The basic batter is so smooth and lovely that you almost hate to add chocolate to it.


Almost, but not quite.


Notice that the cake pan is sitting on top of the scale, so I can easily add the right number of grams for each layer.  I love these moments of exactitude.  They make me feel I'm in charge.


And here's a picture of the trench that you make in the chocolate batter, into which you put the vanilla batter.


And so forth and so on until you run out of batter.
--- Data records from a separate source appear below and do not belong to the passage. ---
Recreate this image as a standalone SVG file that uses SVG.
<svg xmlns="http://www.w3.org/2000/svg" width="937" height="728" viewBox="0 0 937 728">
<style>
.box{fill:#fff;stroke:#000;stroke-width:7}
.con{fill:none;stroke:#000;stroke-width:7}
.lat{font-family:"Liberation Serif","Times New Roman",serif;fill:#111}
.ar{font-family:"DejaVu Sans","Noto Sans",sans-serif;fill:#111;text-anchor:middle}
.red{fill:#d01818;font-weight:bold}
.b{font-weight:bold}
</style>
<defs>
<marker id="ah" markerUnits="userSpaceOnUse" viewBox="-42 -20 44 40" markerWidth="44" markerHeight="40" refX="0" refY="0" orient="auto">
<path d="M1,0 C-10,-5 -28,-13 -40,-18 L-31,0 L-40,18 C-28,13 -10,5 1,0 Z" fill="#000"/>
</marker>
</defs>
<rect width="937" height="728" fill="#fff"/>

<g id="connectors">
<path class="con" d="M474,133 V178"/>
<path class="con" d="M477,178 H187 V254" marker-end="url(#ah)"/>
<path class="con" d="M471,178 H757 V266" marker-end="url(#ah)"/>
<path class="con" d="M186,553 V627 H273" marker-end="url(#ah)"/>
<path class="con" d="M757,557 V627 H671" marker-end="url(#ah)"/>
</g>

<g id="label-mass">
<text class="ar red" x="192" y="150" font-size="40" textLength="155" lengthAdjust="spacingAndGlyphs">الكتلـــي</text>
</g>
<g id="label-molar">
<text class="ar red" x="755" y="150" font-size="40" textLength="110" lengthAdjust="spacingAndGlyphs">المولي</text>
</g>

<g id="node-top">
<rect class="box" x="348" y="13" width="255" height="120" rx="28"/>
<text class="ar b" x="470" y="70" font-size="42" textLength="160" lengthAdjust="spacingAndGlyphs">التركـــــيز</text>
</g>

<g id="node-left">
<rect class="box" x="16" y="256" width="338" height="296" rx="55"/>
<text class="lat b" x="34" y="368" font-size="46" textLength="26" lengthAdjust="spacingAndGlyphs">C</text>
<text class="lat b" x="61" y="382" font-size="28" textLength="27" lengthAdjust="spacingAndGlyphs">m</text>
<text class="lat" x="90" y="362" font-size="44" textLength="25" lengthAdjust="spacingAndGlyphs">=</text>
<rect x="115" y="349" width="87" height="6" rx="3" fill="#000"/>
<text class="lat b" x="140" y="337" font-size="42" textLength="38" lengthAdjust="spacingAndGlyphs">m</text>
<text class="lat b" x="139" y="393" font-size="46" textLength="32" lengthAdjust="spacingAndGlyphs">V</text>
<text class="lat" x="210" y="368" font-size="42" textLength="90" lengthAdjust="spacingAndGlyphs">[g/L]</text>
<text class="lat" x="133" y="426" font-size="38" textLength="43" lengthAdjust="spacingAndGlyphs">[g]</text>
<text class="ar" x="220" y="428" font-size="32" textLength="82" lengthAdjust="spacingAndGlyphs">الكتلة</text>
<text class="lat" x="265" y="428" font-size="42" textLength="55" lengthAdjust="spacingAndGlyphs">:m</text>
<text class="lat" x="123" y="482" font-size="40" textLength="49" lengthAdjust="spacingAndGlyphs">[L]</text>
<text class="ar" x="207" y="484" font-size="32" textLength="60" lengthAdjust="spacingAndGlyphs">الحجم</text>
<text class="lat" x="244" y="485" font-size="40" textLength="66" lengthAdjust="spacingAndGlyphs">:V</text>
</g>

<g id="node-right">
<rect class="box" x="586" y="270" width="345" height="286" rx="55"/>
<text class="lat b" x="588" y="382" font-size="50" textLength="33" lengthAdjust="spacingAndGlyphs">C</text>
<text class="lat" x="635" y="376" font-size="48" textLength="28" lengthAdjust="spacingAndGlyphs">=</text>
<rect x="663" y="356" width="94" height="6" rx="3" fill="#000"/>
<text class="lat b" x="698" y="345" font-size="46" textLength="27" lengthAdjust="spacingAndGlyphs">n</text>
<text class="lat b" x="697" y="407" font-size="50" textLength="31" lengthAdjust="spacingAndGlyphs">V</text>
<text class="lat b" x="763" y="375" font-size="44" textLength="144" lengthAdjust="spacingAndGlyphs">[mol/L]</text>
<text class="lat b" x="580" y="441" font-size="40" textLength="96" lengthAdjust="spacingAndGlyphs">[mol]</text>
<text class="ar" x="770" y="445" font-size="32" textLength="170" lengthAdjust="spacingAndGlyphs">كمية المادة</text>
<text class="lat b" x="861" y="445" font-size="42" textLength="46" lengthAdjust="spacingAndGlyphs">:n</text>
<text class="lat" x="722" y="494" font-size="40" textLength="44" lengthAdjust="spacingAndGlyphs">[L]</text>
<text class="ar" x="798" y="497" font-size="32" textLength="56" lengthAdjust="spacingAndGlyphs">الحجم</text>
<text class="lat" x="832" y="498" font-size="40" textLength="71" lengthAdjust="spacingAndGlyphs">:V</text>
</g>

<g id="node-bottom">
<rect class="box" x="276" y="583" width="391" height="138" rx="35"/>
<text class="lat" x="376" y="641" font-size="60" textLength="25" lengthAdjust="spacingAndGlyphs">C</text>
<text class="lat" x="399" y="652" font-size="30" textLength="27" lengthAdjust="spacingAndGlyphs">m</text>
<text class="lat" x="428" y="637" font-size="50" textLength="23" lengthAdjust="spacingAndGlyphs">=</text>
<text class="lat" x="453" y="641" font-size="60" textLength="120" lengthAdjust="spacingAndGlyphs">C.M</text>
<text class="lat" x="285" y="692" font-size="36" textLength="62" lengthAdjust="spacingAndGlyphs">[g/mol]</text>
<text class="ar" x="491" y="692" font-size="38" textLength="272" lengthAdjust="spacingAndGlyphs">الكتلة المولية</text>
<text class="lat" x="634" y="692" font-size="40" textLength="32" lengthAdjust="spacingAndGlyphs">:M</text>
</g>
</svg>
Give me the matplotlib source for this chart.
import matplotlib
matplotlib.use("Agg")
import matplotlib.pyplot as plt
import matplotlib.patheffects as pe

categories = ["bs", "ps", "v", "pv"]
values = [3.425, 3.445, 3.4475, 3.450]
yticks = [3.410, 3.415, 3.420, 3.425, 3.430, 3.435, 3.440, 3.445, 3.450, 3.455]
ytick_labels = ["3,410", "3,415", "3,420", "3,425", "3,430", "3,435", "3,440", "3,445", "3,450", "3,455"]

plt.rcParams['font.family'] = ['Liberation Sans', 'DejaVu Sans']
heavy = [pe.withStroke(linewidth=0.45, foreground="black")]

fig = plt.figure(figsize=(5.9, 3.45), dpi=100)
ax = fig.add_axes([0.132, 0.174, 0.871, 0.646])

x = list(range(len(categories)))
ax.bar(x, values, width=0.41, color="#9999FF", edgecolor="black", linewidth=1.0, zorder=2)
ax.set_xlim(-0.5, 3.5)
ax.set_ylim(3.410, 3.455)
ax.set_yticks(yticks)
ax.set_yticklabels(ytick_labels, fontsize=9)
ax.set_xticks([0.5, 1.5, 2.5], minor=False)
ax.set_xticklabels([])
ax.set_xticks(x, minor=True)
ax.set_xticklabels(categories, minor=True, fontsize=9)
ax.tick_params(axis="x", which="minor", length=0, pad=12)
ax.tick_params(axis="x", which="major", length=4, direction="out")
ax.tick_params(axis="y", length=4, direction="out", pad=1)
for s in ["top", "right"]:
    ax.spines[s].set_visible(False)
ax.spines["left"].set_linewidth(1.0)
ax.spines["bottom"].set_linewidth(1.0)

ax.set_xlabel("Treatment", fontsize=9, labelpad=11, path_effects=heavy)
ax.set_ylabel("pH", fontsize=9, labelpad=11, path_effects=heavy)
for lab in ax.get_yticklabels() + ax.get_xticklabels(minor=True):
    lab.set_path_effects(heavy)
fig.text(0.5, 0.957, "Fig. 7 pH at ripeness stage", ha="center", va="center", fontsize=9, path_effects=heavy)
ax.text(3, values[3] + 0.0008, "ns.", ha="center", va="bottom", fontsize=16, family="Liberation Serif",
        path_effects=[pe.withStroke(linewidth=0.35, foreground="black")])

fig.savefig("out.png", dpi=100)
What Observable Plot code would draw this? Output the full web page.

And then it's just a 45-minute bake.


Instead of pouring the glaze over the cake, I increased the recipe by 1 1/2 times and passed it separately, so everyone could ladle on just the right amount of delicious liquid chocolate.  Even though I made extra glaze, there was none left, so apparently I had a houseful of chocolate fanatics.


This is the amount that Jim put on his own piece.  Unfortunately, you can't really see the cake, which is a pity because marble cake is so attractive.  On the other hand, there was no bite left unglazed, and that's a plus.

Actually, everything about this cake is a plus.  If you make it once, I can almost guarantee you that you'll make it again.  And again.